What is meaning in painting? It’s a question that Michael Zahn, Paul Corio and I were discussing the other night. How does a painting become visually compelling if it strives for a particular narrative structure or a particular style or a particular vision? Or must the painting forego all of this search for meaning and just “appear”? How does a painting impart meaning? Can it? Is meaning the artist’s responsibility or the viewer’s? Does “beauty” play a part in this and if so how? Further is it “ugliness” or “beauty” which draws us in, fascinates us? The questions surrounding meaning proliferated throughout our discussion. We moved through the old masters all the way to our current dilemma concerning the meanings and possibilities of abstract painting here at the end of the Modern era. Pollock who made beautiful paintings said that Greenberg never understood what his paintings were about. “Technique is a means of arriving at a statement,” said Jackson Pollock. So what statement or meaning did Jackson ascribe to those beautiful paintings? Are these paintings simply decorative works, comfortable armchairs for the exhausted business person? Or do they hint at something more? It was a wonderfully impassioned and curious conversation to have at a local watering hole sitting across from the barflies and playboys.
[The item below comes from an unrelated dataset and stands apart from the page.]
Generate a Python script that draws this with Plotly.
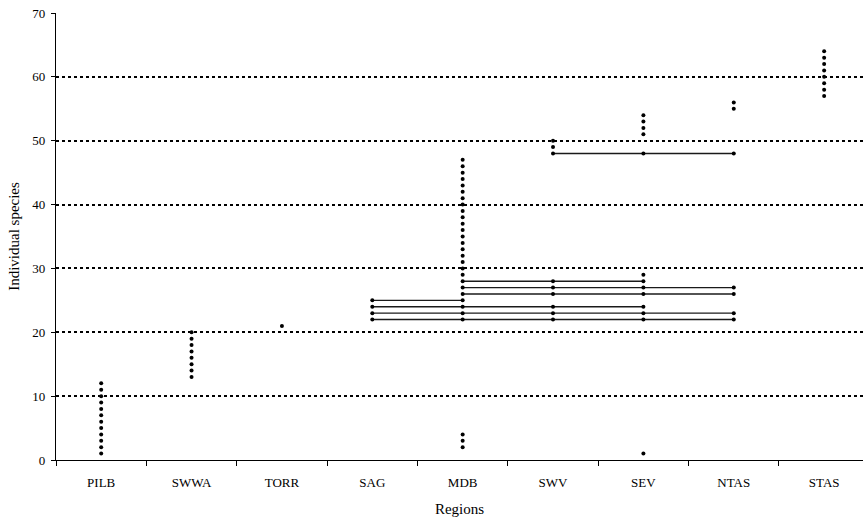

“The problem [an artist’s intention] is not limited to Newman’s case but is pervasive in the field of art history, where there has been for some time a tendency to focus on the viewer or beholder as the source of meaning, at the expense of the author (one thinks of Roland Barthes’s crucial essay of 1967, “The Death of the Author,” as partly inaugurating this shift). What seems to matter is not what the author or artist intended some text or painting to mean but what kinds of experiences a text or painting creates for the reader or viewer. And because, from this point of view, meaning is found in the individual’s particular experience, what also begins to matter is who that individual is and where or when it is that he or she encounters the work. Which is to say that the meaning of the artwork becomes a matter of identity and context rather than authorial intention.” Footnote 8 in Michael Schreyach’s Barnett Newman’s Sense of Space, 2013.